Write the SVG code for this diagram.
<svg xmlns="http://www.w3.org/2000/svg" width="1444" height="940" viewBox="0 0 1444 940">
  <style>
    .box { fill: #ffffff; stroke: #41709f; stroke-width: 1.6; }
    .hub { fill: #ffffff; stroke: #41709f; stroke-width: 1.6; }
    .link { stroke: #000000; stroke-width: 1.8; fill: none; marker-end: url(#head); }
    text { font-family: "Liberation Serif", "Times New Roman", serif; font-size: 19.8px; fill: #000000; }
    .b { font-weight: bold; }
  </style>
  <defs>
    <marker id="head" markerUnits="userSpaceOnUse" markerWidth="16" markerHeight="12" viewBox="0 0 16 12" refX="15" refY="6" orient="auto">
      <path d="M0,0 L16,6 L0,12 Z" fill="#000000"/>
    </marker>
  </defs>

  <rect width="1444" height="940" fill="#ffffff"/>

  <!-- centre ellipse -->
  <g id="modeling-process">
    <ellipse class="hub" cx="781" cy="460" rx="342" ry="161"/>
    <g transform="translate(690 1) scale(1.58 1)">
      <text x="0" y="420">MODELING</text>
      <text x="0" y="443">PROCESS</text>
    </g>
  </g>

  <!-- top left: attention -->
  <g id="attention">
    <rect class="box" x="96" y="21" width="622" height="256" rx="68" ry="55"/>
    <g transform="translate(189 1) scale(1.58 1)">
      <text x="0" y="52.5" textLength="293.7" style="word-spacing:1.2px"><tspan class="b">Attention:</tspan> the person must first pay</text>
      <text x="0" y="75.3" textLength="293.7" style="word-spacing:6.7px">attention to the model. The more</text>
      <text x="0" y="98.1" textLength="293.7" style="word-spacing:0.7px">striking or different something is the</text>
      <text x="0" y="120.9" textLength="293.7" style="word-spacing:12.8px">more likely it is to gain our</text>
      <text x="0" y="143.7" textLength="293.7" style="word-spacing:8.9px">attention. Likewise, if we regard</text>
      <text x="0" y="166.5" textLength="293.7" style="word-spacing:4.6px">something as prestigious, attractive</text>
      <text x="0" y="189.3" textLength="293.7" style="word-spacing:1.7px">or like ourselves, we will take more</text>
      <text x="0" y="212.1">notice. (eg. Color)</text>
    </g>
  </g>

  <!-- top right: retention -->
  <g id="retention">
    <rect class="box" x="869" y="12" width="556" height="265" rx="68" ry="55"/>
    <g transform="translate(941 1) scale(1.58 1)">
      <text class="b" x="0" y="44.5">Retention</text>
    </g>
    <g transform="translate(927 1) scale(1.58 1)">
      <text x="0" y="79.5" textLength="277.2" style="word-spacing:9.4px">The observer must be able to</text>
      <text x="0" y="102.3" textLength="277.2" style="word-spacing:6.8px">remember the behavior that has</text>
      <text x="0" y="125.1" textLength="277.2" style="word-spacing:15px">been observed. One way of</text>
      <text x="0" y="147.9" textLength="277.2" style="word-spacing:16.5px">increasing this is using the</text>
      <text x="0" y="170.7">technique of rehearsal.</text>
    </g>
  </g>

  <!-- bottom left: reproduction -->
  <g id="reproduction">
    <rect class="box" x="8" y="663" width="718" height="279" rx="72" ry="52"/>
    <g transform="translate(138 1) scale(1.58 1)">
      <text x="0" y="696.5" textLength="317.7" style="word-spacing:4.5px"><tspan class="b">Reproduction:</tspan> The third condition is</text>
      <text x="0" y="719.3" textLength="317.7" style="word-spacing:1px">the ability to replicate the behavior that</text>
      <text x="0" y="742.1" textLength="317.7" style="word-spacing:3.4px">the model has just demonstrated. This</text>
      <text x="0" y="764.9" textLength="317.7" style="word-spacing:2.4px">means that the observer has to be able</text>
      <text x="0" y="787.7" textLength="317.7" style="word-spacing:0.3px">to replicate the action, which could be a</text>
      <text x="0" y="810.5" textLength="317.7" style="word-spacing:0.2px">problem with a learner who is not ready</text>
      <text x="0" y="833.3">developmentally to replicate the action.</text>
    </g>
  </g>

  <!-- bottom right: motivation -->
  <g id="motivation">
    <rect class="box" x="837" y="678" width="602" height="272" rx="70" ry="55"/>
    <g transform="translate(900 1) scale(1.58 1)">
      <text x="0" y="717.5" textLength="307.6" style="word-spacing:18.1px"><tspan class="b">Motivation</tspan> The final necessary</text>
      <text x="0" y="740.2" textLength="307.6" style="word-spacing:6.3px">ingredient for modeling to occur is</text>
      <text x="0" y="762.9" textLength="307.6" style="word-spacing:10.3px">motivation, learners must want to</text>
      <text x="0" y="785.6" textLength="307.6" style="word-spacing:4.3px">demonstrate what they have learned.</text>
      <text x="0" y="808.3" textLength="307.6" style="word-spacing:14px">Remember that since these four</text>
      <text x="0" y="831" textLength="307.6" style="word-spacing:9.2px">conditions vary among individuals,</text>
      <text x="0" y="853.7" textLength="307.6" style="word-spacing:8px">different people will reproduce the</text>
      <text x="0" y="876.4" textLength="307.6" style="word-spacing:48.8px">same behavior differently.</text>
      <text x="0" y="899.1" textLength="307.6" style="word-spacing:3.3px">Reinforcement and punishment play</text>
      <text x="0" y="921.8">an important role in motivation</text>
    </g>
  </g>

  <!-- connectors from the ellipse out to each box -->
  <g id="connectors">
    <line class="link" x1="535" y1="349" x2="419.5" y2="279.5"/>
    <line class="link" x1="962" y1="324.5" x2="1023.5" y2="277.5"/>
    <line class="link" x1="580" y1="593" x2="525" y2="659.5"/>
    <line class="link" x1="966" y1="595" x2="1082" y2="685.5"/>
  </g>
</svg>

- - - - -

Exercise objective:
Return what is listed above, exactly and completely.

Result for this task:
Write the SVG code for this diagram.
<svg xmlns="http://www.w3.org/2000/svg" width="1444" height="940" viewBox="0 0 1444 940">
  <style>
    .box { fill: #ffffff; stroke: #41709f; stroke-width: 1.6; }
    .hub { fill: #ffffff; stroke: #41709f; stroke-width: 1.6; }
    .link { stroke: #000000; stroke-width: 1.8; fill: none; marker-end: url(#head); }
    text { font-family: "Liberation Serif", "Times New Roman", serif; font-size: 19.8px; fill: #000000; }
    .b { font-weight: bold; }
  </style>
  <defs>
    <marker id="head" markerUnits="userSpaceOnUse" markerWidth="16" markerHeight="12" viewBox="0 0 16 12" refX="15" refY="6" orient="auto">
      <path d="M0,0 L16,6 L0,12 Z" fill="#000000"/>
    </marker>
  </defs>

  <rect width="1444" height="940" fill="#ffffff"/>

  <!-- centre ellipse -->
  <g id="modeling-process">
    <ellipse class="hub" cx="781" cy="460" rx="342" ry="161"/>
    <g transform="translate(690 1) scale(1.58 1)">
      <text x="0" y="420">MODELING</text>
      <text x="0" y="443">PROCESS</text>
    </g>
  </g>

  <!-- top left: attention -->
  <g id="attention">
    <rect class="box" x="96" y="21" width="622" height="256" rx="68" ry="55"/>
    <g transform="translate(189 1) scale(1.58 1)">
      <text x="0" y="52.5" textLength="293.7" style="word-spacing:1.2px"><tspan class="b">Attention:</tspan> the person must first pay</text>
      <text x="0" y="75.3" textLength="293.7" style="word-spacing:6.7px">attention to the model. The more</text>
      <text x="0" y="98.1" textLength="293.7" style="word-spacing:0.7px">striking or different something is the</text>
      <text x="0" y="120.9" textLength="293.7" style="word-spacing:12.8px">more likely it is to gain our</text>
      <text x="0" y="143.7" textLength="293.7" style="word-spacing:8.9px">attention. Likewise, if we regard</text>
      <text x="0" y="166.5" textLength="293.7" style="word-spacing:4.6px">something as prestigious, attractive</text>
      <text x="0" y="189.3" textLength="293.7" style="word-spacing:1.7px">or like ourselves, we will take more</text>
      <text x="0" y="212.1">notice. (eg. Color)</text>
    </g>
  </g>

  <!-- top right: retention -->
  <g id="retention">
    <rect class="box" x="869" y="12" width="556" height="265" rx="68" ry="55"/>
    <g transform="translate(941 1) scale(1.58 1)">
      <text class="b" x="0" y="44.5">Retention</text>
    </g>
    <g transform="translate(927 1) scale(1.58 1)">
      <text x="0" y="79.5" textLength="277.2" style="word-spacing:9.4px">The observer must be able to</text>
      <text x="0" y="102.3" textLength="277.2" style="word-spacing:6.8px">remember the behavior that has</text>
      <text x="0" y="125.1" textLength="277.2" style="word-spacing:15px">been observed. One way of</text>
      <text x="0" y="147.9" textLength="277.2" style="word-spacing:16.5px">increasing this is using the</text>
      <text x="0" y="170.7">technique of rehearsal.</text>
    </g>
  </g>

  <!-- bottom left: reproduction -->
  <g id="reproduction">
    <rect class="box" x="8" y="663" width="718" height="279" rx="72" ry="52"/>
    <g transform="translate(138 1) scale(1.58 1)">
      <text x="0" y="696.5" textLength="317.7" style="word-spacing:4.5px"><tspan class="b">Reproduction:</tspan> The third condition is</text>
      <text x="0" y="719.3" textLength="317.7" style="word-spacing:1px">the ability to replicate the behavior that</text>
      <text x="0" y="742.1" textLength="317.7" style="word-spacing:3.4px">the model has just demonstrated. This</text>
      <text x="0" y="764.9" textLength="317.7" style="word-spacing:2.4px">means that the observer has to be able</text>
      <text x="0" y="787.7" textLength="317.7" style="word-spacing:0.3px">to replicate the action, which could be a</text>
      <text x="0" y="810.5" textLength="317.7" style="word-spacing:0.2px">problem with a learner who is not ready</text>
      <text x="0" y="833.3">developmentally to replicate the action.</text>
    </g>
  </g>

  <!-- bottom right: motivation -->
  <g id="motivation">
    <rect class="box" x="837" y="678" width="602" height="272" rx="70" ry="55"/>
    <g transform="translate(900 1) scale(1.58 1)">
      <text x="0" y="717.5" textLength="307.6" style="word-spacing:18.1px"><tspan class="b">Motivation</tspan> The final necessary</text>
      <text x="0" y="740.2" textLength="307.6" style="word-spacing:6.3px">ingredient for modeling to occur is</text>
      <text x="0" y="762.9" textLength="307.6" style="word-spacing:10.3px">motivation, learners must want to</text>
      <text x="0" y="785.6" textLength="307.6" style="word-spacing:4.3px">demonstrate what they have learned.</text>
      <text x="0" y="808.3" textLength="307.6" style="word-spacing:14px">Remember that since these four</text>
      <text x="0" y="831" textLength="307.6" style="word-spacing:9.2px">conditions vary among individuals,</text>
      <text x="0" y="853.7" textLength="307.6" style="word-spacing:8px">different people will reproduce the</text>
      <text x="0" y="876.4" textLength="307.6" style="word-spacing:48.8px">same behavior differently.</text>
      <text x="0" y="899.1" textLength="307.6" style="word-spacing:3.3px">Reinforcement and punishment play</text>
      <text x="0" y="921.8">an important role in motivation</text>
    </g>
  </g>

  <!-- connectors from the ellipse out to each box -->
  <g id="connectors">
    <line class="link" x1="535" y1="349" x2="419.5" y2="279.5"/>
    <line class="link" x1="962" y1="324.5" x2="1023.5" y2="277.5"/>
    <line class="link" x1="580" y1="593" x2="525" y2="659.5"/>
    <line class="link" x1="966" y1="595" x2="1082" y2="685.5"/>
  </g>
</svg>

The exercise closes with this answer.